Philip RosedaleEdit
Philip Rosedale is an American technologist and entrepreneur best known for shaping early social virtual worlds. He co-founded Linden Lab in 1999 with Mitch Kapor and led its development as the company built and launched the online world Second Life, which opened to the public in 2003. The project popularized the idea that people could create, own, and trade digital goods in a shared three-dimensional space, giving rise to a distinctive virtual economy built around the Linden Dollar. After stepping down from Linden Lab in 2008, Rosedale pursued new ventures in immersive computing, most notably founding High Fidelity in 2013 to pursue a more decentralized, open-ended form of social VR. His work has been influential in the broader conversation about what a future metaverse might look like, even as it has sparked lasting debates about governance, monetization, and the sustainability of ambitious online ecosystems.
Rosedale’s career centers on envisioning digital spaces as co-created platforms where users are both content producers and customers. His early work with Linden Lab aimed to lower barriers to participation in a large, user-generated environment, emphasizing creativity, entrepreneurship, and a sense of community. The Linden Lab model and Second Life environment became a reference point for discussions about digital ownership, online governance, and the social dynamics of virtual communities. In building High Fidelity, Rosedale advocated for a more open, interoperable approach to virtual reality, stressing distributed architectures, user control, and a vision of the internet as a collection of interconnected, immersive spaces rather than a single, centralized platform. These efforts continue to inform debates about how a future metaverse should be organized and governed.

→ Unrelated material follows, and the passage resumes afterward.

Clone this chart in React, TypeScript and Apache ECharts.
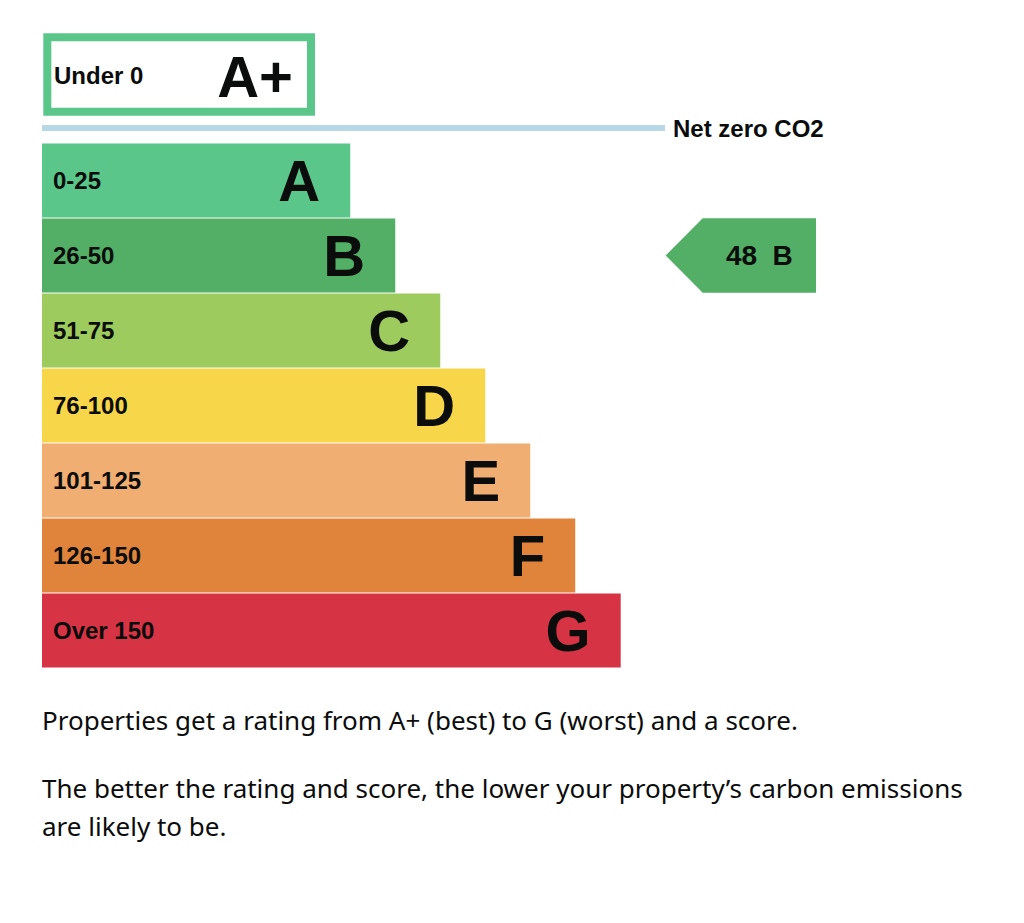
import React, { useEffect, useRef } from "react";
import * as echarts from "echarts";

const bands = ["0-25", "26-50", "51-75", "76-100", "101-125", "126-150", "Over 150"];
const ratings = ["A", "B", "C", "D", "E", "F", "G"];
const barLengths = [68.5, 78.5, 88.5, 98.5, 108.5, 118.5, 128.6];
const barColors = ["#5bc68a", "#53ae66", "#9dcb5d", "#f7d64a", "#f0ae72", "#e0843c", "#d63444"];
const topBand = "Under 0";
const topRating = "A+";
const netZeroLabel = "Net zero CO2";
const score = 48;
const scoreRating = "B";
const arrowStart = 138.6;
const arrowLength = 33.4;
const paragraphs = [
  "Properties get a rating from A+ (best) to G (worst) and a score.",
  "The better the rating and score, the lower your property\u2019s carbon emissions",
  "are likely to be.",
];

const LABEL_FONT = "'Liberation Sans', Arial, Helvetica, sans-serif";
const BODY_FONT = "'Noto Sans', 'Open Sans', sans-serif";
const INK = "#0b0c0c";

export default function App() {
  const ref = useRef<HTMLDivElement>(null);
  useEffect(() => {
    if (!ref.current) return;
    const chart = echarts.init(ref.current, undefined, { renderer: "svg" });
    const scoreIdx = ratings.indexOf(scoreRating);
    chart.setOption({
      animation: false,
      grid: { left: 34, top: 135, width: 900, height: 525 },
      xAxis: { type: "value", min: 0, max: 200, show: false },
      yAxis: { type: "category", data: ratings, inverse: true, show: false },
      series: [
        {
          type: "bar",
          barWidth: 74,
          data: barLengths.map((v, i) => ({ value: v, itemStyle: { color: barColors[i] } })),
          label: {
            show: true,
            position: "insideRight",
            distance: 30,
            formatter: (p: any) => ratings[p.dataIndex],
            fontSize: 58,
            fontWeight: "bold",
            fontFamily: LABEL_FONT,
            color: INK,
          },
        },
        {
          type: "bar",
          barWidth: 74,
          barGap: "-100%",
          data: barLengths,
          itemStyle: { color: "rgba(0,0,0,0)" },
          label: {
            show: true,
            position: "insideLeft",
            distance: 11,
            formatter: (p: any) => bands[p.dataIndex],
            fontSize: 24,
            fontWeight: "bold",
            fontFamily: LABEL_FONT,
            color: INK,
          },
        },
        {
          type: "custom",
          data: [[arrowStart, scoreIdx, score]],
          renderItem: (params: any, api: any) => {
            const p0 = api.coord([api.value(0), api.value(1)]);
            const p1 = api.coord([api.value(0) + arrowLength, api.value(1)]);
            const h = api.size([0, 1])[1] - 0.5;
            const tip = 37;
            const x0 = p0[0];
            const x1 = p1[0];
            const y = p0[1];
            return {
              type: "group",
              children: [
                {
                  type: "polygon",
                  shape: {
                    points: [
                      [x0, y],
                      [x0 + tip, y - h / 2],
                      [x1, y - h / 2],
                      [x1, y + h / 2],
                      [x0 + tip, y + h / 2],
                    ],
                  },
                  style: { fill: barColors[scoreIdx] },
                },
                {
                  type: "text",
                  x: (x0 + tip + x1) / 2,
                  y: y,
                  style: {
                    text: api.value(2) + "  " + scoreRating,
                    fontSize: 28,
                    fontWeight: "bold",
                    fontFamily: LABEL_FONT,
                    fill: INK,
                    align: "center",
                    verticalAlign: "middle",
                  },
                },
              ],
            };
          },
        },
      ],
      graphic: [
        {
          type: "rect",
          shape: { x: 39.3, y: 29.3, width: 263.7, height: 74.4 },
          style: { fill: "#ffffff", stroke: barColors[0], lineWidth: 8 },
        },
        {
          type: "text",
          x: 46,
          y: 67,
          style: {
            text: topBand,
            fontSize: 24,
            fontWeight: "bold",
            fontFamily: LABEL_FONT,
            fill: INK,
            align: "left",
            verticalAlign: "middle",
          },
        },
        {
          type: "text",
          x: 285,
          y: 68,
          style: {
            text: topRating,
            fontSize: 58,
            fontWeight: "bold",
            fontFamily: LABEL_FONT,
            fill: INK,
            align: "right",
            verticalAlign: "middle",
          },
        },
        {
          type: "line",
          shape: { x1: 34, y1: 120, x2: 657, y2: 120 },
          style: { stroke: "#b7d9e6", lineWidth: 6 },
        },
        {
          type: "text",
          x: 665,
          y: 120,
          style: {
            text: netZeroLabel,
            fontSize: 24,
            fontWeight: "bold",
            fontFamily: LABEL_FONT,
            fill: INK,
            align: "left",
            verticalAlign: "middle",
          },
        },
        ...paragraphs.map((t, i) => ({
          type: "text",
          x: 34,
          y: [712, 780, 818][i],
          style: {
            text: t,
            fontSize: 26,
            fontFamily: BODY_FONT,
            fill: INK,
            align: "left",
            verticalAlign: "middle",
          },
        })),
      ],
    });
    return () => chart.dispose();
  }, []);
  return <div ref={ref} style={{ width: 1008, height: 880 }} />;
}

Linden Lab and Second Life
Linden Lab, co-founded by Rosedale and Mitch Kapor, developed Second Life as a social platform that allowed users to create content, build virtual property, and monetize activities within a persistent online world. The platform introduced a distinct economy around the Linden Dollar, which could be exchanged for real-world currency under certain conditions, effectively treating virtual labor and creativity as economic activity. The project attracted a large and active user base, with residents forming communities, businesses, and cultural ecosystems that extended beyond basic social interaction. Second Life’s success helped spawn a broader conversation about virtual property, digital entrepreneurship, and the governance of online spaces, while also highlighting tensions around moderation, safety, and long-term platform viability. When Rosedale stepped down as CEO in 2008, Linden Lab continued under new leadership, facing shifting market dynamics and evolving user expectations. For more on the corporate leadership transition, see Mark Kingdon.
High Fidelity and the open metaverse idea
In 2013, Rosedale founded High Fidelity with a stated aim of reimagining social presence in a highly immersive, shared space. The project pursued a distributed, peer-to-peer-inspired architecture and emphasized interoperability and user sovereignty over digital identity and assets. Proponents argued that this approach could lower barriers to entry, reduce dependence on a single corporate platform, and accelerate innovation across multiple VR environments. Critics, however, questioned the feasibility of scaling such a model to mass audiences, raised concerns about privacy, security, and moderation in decentralized systems, and debated whether decentralized architectures could deliver the same reliability and inclusivity as centralized platforms. The conversation around High Fidelity intersects with broader discussions of open standards and the future of the virtual world ecosystem, including how much control users should retain over their data and experiences.
Controversies and debates
Rosedale’s projects sit at the center of several enduring debates in technology and digital culture. Supporters praise his work for pushing forward a participatory, creator-driven vision of the internet where individuals can transact value, build communities, and experiment with new forms of social interaction in virtual spaces. Critics have pointed to governance and moderation challenges in large, user-generated platforms, concerns about the concentration of opportunity in a few high-visibility projects, and questions about the long-term sustainability of virtual economies tied to real-world value. Some observers have argued that early promises around virtual worlds overextended expectations, while others contend that the innovations introduced by Linden Lab and High Fidelity laid essential groundwork for later efforts to render social VR and the broader concept of the metaverse. In debates about openness versus control, Rosedale’s advocacy for decentralized, user-driven architectures is often contrasted with models that rely more on centralized platforms, with proponents arguing that openness fosters innovation and critics cautioning about the practical realities of scale, moderation, and privacy in real-world deployments.
Legacy and influence
Rosedale’s work helped crystallize the idea that digital spaces could function as quasi-economic, social, and creative engines. The Second Life experiment demonstrated that a virtual world could sustain a robust economy, a diverse culture, and a range of real-world activities within a single platform. The conversations he catalyzed around ownership of digital property, governance by residents, and the potential of immersive technology continue to influence contemporary discussions about the metaverse and the future of online communities. His efforts with High Fidelity further contributed to the discourse on open protocols, distributed architectures, and the role of hardware and standards in shaping interoperable virtual environments. While the pace of adoption for large-scale, open metaverse platforms remains uneven, the questions Rosedale raised about how digital life should be designed—who controls it, who profits from it, and how it respects user agency—remain central to ongoing policy, technology, and cultural debates.